9. How Cybrid helps you offer digital wallets to unbanked recipients

Cybrid is purpose-built for companies that need to move money globally—faster, cheaper, and more compliantly—especially when serving people outside the traditional banking system.

With Cybrid, you can:

  • Create and manage digital wallets via APIs for individuals and businesses.
  • Leverage stablecoins for 24/7 international settlement, while presenting balances in familiar local currencies.
  • Offload KYC, compliance, and transaction monitoring to a platform designed for regulated financial flows.
  • Manage liquidity and custody without building complex infrastructure yourself.
  • Unify traditional banking rails and modern wallet infrastructure into one programmable stack.
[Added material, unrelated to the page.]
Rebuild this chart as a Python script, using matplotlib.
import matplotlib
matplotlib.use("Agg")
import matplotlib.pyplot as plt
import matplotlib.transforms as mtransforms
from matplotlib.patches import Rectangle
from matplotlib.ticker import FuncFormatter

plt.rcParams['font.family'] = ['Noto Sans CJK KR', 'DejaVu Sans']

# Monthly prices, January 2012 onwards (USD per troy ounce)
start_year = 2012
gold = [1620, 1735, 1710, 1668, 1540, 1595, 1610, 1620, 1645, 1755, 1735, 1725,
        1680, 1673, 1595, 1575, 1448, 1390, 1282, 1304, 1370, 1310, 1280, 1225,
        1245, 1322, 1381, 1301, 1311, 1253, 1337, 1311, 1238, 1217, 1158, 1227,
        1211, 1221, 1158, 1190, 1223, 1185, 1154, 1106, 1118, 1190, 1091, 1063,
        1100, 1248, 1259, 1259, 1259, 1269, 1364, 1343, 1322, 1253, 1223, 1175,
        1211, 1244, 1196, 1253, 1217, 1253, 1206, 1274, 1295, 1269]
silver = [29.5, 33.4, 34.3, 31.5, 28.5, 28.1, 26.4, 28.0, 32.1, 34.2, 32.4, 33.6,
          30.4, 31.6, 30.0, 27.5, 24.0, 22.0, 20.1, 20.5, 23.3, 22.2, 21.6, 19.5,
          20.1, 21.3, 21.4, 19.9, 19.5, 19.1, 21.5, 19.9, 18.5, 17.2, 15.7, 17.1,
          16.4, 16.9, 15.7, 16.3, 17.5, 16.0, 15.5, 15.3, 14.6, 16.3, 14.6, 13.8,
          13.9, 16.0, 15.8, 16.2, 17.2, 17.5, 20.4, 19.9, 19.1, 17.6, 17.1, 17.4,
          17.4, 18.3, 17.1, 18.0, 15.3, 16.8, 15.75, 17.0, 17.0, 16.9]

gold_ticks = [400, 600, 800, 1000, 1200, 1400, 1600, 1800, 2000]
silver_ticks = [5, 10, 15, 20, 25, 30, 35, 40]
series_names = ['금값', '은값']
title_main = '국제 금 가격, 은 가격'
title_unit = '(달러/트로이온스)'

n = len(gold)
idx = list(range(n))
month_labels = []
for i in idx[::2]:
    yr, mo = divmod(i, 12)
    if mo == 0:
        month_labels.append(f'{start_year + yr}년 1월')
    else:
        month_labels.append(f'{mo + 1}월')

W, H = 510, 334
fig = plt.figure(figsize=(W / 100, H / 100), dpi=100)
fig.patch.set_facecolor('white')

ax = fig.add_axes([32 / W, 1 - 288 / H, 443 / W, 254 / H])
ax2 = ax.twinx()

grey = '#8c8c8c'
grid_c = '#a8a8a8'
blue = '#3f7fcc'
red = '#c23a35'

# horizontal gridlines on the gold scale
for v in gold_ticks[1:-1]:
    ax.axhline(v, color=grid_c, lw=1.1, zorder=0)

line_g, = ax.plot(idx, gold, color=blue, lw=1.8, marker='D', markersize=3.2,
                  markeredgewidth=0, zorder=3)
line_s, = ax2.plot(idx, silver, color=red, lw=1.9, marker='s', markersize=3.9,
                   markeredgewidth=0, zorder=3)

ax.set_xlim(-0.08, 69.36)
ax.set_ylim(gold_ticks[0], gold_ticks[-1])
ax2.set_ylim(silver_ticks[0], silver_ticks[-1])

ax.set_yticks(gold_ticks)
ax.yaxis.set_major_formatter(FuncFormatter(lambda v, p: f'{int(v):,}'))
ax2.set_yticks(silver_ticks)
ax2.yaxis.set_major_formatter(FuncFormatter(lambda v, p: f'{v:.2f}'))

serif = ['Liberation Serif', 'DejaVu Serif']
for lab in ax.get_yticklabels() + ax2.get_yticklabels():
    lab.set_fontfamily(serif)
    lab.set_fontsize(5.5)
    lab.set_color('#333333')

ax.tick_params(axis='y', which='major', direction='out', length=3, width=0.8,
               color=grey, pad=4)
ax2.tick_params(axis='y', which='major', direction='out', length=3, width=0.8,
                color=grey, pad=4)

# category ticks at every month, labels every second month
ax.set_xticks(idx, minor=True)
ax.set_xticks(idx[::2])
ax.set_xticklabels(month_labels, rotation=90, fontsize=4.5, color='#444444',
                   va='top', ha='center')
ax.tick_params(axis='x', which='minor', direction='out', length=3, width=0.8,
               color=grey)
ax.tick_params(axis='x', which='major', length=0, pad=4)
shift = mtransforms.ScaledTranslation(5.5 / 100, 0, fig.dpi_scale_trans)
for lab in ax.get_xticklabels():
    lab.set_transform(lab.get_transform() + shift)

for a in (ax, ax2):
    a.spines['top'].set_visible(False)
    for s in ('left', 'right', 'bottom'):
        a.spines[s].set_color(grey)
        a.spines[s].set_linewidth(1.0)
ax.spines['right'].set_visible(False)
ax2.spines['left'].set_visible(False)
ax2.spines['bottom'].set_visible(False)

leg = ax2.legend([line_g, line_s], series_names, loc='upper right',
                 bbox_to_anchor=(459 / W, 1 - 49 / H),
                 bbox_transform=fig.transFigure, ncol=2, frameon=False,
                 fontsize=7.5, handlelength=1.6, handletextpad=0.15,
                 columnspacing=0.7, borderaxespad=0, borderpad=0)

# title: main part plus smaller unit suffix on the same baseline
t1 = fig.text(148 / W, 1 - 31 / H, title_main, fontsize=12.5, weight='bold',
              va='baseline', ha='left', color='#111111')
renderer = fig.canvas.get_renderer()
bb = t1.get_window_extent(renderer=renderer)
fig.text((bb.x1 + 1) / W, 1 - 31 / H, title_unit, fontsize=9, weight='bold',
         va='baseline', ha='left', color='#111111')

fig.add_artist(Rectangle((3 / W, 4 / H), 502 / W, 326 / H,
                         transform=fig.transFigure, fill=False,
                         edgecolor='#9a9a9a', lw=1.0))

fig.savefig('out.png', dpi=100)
This lets you focus on building the right user experience for unbanked recipients, while Cybrid handles the heavy lifting in the background.


10. Key principles to remember

The best way to offer digital wallets to unbanked recipients is to:

  • Use custodial, open-loop wallets that support real-world spending.
  • Power cross-border value with stablecoins, but keep the UX fiat and familiar.
  • Design for low friction, low bandwidth, and high transparency.
  • Make cash-in and cash-out as seamless as possible.
  • Rely on an API-first infrastructure provider to manage compliance, custody, and settlement.

By combining these principles with a programmable platform like Cybrid, you can deliver digital wallets that actually work for unbanked users—unlocking faster, cheaper, and more inclusive financial access at global scale.